Guilford County's school construction agenda is getting a mid-course adjustment. The Guilford County Board of Commissioners is expected to vote on changes to how school bond funds are allocated across district building projects, with the revision driven by enrollment shifts that have altered which schools need expansion, renovation, or replacement most urgently. The school district and county have worked through a bond program intended to address years of deferred maintenance and capacity gaps, but population movement within the county has changed the relative priority of some projects since the original program was designed.
That kind of reallocation is common in long-range school construction programs. Bond money authorized by voters is typically tied to a project list, but the list often includes flexibility for the board to redirect funds as conditions change. Enrollment figures that shift substantially can make a project scheduled for a growing school far more urgent than one intended for a neighborhood that has experienced population decline, while simultaneously making a proposed expansion at a shrinking school harder to justify to the public.
For Greensboro residents specifically, the school bond conversation intersects with ongoing debates about equity in school construction funding, the pace at which older building stock is being replaced, and how the county manages growth in its eastern and southern communities relative to established neighborhoods in the city. Those are not new debates, but a bond reallocation vote gives advocates and critics on all sides a concrete decision to focus on.

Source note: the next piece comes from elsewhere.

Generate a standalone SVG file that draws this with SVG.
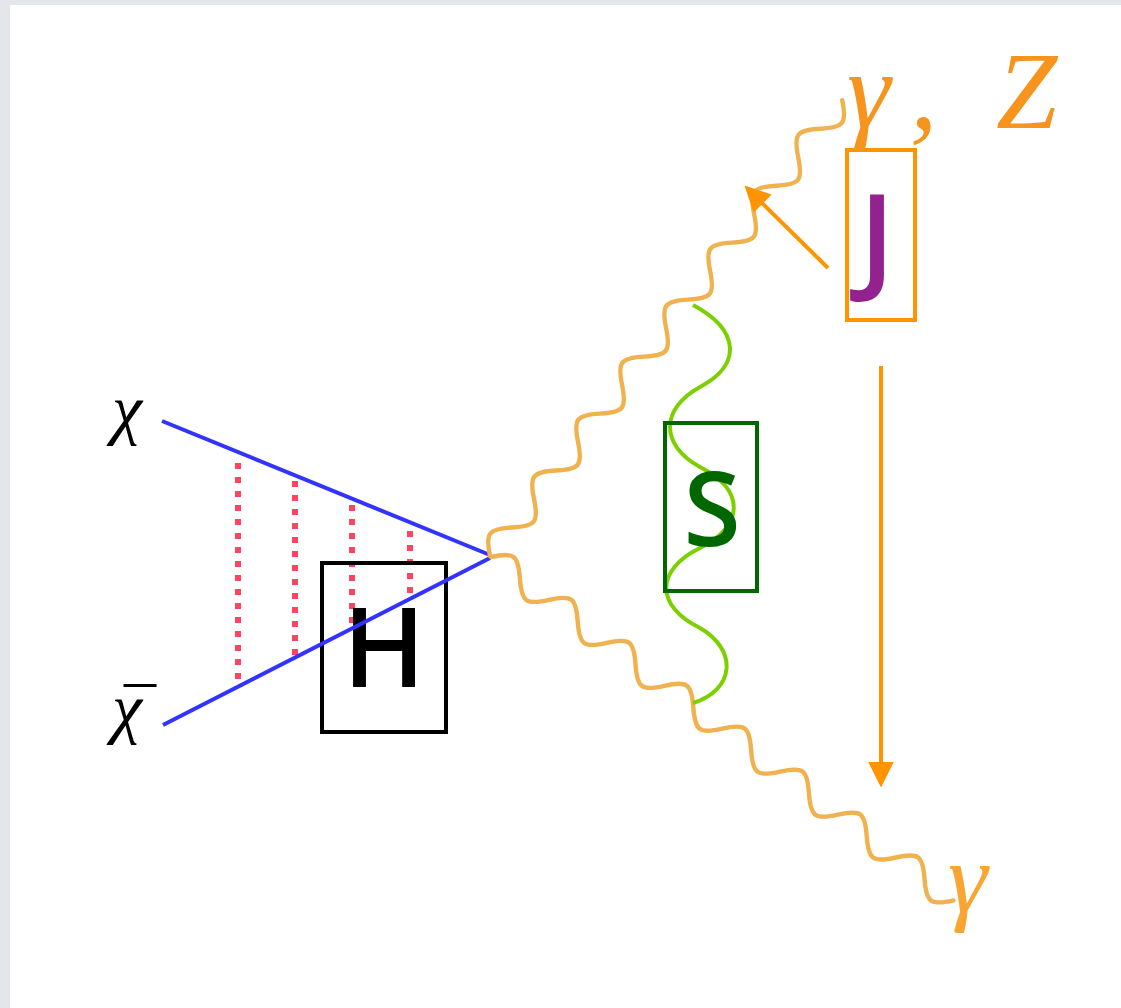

The Guilford County Schools district serves more than 70,000 students across the county, making it one of the largest in North Carolina. Capital investment decisions at the county level affect facilities across a wide geographic and demographic range. The expected May 2026 vote gives commissioners and the school board an opportunity to align the construction program with the district's current enrollment picture before additional shifts make the gap between the original plan and current reality even wider.